=== Record set ===

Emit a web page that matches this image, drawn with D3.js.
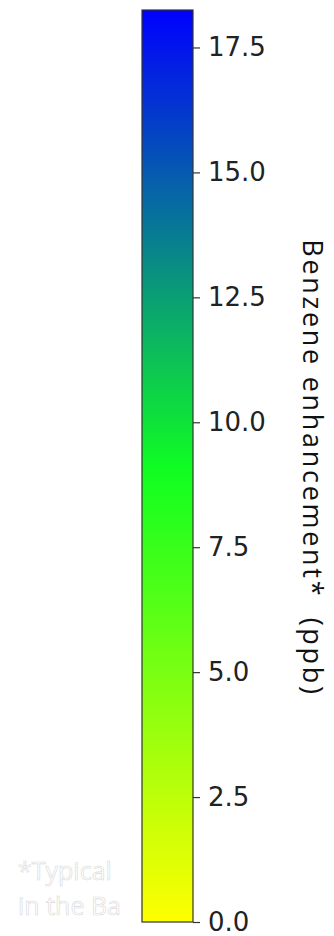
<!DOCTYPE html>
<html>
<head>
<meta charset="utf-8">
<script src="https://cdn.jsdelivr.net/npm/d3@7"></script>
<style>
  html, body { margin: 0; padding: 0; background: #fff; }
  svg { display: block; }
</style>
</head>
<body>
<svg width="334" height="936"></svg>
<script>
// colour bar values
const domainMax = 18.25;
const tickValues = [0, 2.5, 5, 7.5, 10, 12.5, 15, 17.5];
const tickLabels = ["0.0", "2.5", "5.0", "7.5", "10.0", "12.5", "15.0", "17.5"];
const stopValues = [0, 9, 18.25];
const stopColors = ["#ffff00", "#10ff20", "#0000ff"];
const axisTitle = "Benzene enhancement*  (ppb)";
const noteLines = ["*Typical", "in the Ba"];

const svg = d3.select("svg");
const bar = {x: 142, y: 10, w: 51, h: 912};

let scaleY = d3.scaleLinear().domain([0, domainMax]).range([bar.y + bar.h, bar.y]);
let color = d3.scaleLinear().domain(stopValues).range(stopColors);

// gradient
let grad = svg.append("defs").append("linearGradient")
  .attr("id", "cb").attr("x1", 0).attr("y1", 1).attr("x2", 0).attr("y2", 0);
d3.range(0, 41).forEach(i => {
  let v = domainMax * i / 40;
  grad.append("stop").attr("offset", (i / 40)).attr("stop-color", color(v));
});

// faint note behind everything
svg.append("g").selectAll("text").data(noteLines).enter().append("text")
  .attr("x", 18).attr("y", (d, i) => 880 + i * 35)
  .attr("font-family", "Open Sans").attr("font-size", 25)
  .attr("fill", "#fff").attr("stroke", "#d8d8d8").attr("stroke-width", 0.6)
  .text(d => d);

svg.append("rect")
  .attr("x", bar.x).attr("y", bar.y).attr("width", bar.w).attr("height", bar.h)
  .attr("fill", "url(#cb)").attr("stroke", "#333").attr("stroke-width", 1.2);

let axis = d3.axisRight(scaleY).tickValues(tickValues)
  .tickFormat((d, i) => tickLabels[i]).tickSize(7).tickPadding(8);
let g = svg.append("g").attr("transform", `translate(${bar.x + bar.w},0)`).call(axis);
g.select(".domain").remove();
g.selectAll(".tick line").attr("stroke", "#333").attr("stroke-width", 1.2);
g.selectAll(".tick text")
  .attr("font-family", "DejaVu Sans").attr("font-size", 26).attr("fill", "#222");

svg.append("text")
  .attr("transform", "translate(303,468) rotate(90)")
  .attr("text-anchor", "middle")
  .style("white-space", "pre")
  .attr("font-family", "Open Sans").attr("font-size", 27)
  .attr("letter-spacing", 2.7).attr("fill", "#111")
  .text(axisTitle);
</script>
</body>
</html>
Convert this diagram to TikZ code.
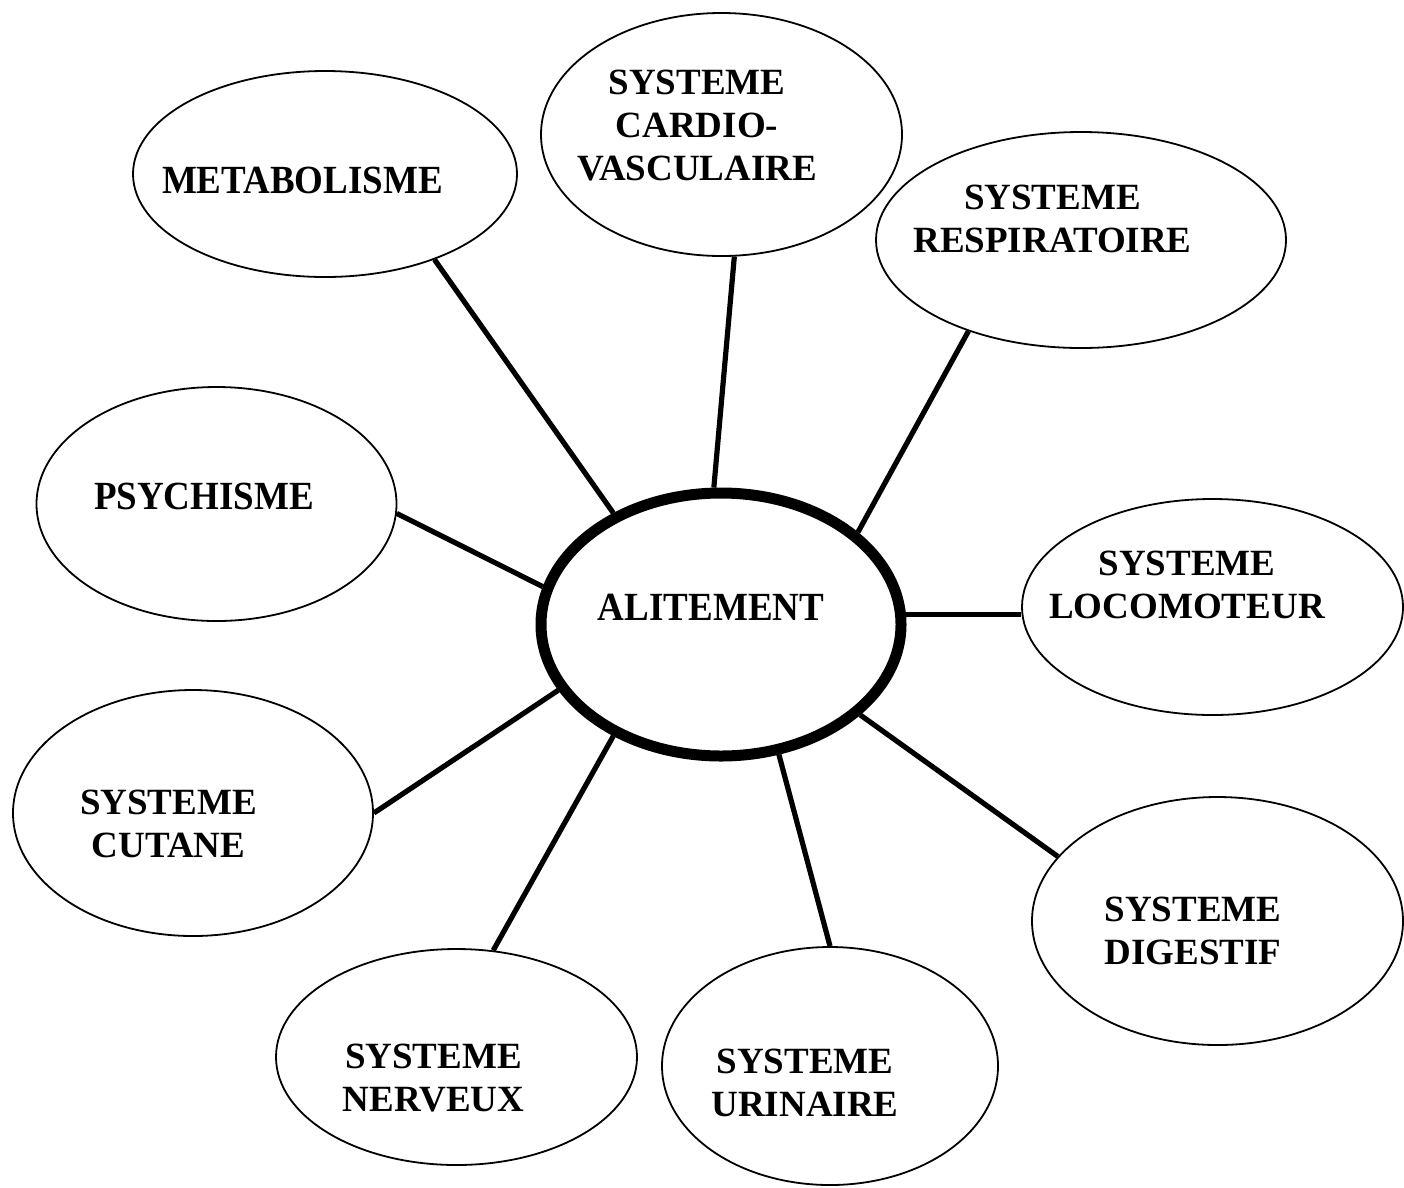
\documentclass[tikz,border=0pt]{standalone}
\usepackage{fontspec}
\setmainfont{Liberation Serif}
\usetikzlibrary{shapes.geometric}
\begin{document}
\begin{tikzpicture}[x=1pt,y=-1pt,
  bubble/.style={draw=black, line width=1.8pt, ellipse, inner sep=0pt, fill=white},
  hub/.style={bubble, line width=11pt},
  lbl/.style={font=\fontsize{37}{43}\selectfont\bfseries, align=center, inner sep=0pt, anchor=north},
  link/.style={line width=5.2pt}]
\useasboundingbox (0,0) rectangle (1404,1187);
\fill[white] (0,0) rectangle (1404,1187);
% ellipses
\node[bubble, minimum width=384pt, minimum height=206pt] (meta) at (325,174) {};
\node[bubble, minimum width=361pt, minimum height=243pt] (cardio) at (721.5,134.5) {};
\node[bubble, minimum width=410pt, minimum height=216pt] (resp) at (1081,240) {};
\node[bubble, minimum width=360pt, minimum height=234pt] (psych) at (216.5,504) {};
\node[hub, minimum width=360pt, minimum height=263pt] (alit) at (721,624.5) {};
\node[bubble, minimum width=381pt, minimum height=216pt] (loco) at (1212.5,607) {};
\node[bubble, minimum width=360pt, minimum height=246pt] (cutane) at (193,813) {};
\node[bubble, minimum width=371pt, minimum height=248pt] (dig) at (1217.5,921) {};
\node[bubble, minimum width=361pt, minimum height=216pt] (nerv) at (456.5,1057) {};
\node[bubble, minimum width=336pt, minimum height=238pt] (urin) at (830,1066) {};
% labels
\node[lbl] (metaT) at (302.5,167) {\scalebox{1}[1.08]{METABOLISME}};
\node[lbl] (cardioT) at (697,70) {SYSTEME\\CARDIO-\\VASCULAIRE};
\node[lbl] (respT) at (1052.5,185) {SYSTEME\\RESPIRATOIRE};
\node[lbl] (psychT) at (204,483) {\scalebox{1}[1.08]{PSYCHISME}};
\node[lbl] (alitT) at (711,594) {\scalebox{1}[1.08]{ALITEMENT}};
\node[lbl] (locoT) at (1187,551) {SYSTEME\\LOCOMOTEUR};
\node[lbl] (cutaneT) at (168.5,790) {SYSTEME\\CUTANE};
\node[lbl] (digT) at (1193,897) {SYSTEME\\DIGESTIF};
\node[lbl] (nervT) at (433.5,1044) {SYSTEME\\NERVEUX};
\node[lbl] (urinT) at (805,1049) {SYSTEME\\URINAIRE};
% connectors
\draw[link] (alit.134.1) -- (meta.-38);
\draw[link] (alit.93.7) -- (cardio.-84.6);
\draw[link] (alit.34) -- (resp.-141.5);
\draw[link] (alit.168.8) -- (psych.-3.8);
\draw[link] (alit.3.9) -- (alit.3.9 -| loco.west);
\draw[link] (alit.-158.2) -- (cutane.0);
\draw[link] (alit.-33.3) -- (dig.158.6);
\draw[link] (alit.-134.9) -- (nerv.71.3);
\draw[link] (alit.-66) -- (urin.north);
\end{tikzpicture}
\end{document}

===

**Goal of the exercise:** Go from the first line of the listing to the line holding "color = d3.scaleLinear().domain(stopValues).range(stopColors);" and, please, transcribe those lines exactly, both included, with no pictures.

**Written answer:**
Emit a web page that matches this image, drawn with D3.js.
<!DOCTYPE html>
<html>
<head>
<meta charset="utf-8">
<script src="https://cdn.jsdelivr.net/npm/d3@7"></script>
<style>
  html, body { margin: 0; padding: 0; background: #fff; }
  svg { display: block; }
</style>
</head>
<body>
<svg width="334" height="936"></svg>
<script>
// colour bar values
const domainMax = 18.25;
const tickValues = [0, 2.5, 5, 7.5, 10, 12.5, 15, 17.5];
const tickLabels = ["0.0", "2.5", "5.0", "7.5", "10.0", "12.5", "15.0", "17.5"];
const stopValues = [0, 9, 18.25];
const stopColors = ["#ffff00", "#10ff20", "#0000ff"];
const axisTitle = "Benzene enhancement*  (ppb)";
const noteLines = ["*Typical", "in the Ba"];

const svg = d3.select("svg");
const bar = {x: 142, y: 10, w: 51, h: 912};

let scaleY = d3.scaleLinear().domain([0, domainMax]).range([bar.y + bar.h, bar.y]);
let color = d3.scaleLinear().domain(stopValues).range(stopColors);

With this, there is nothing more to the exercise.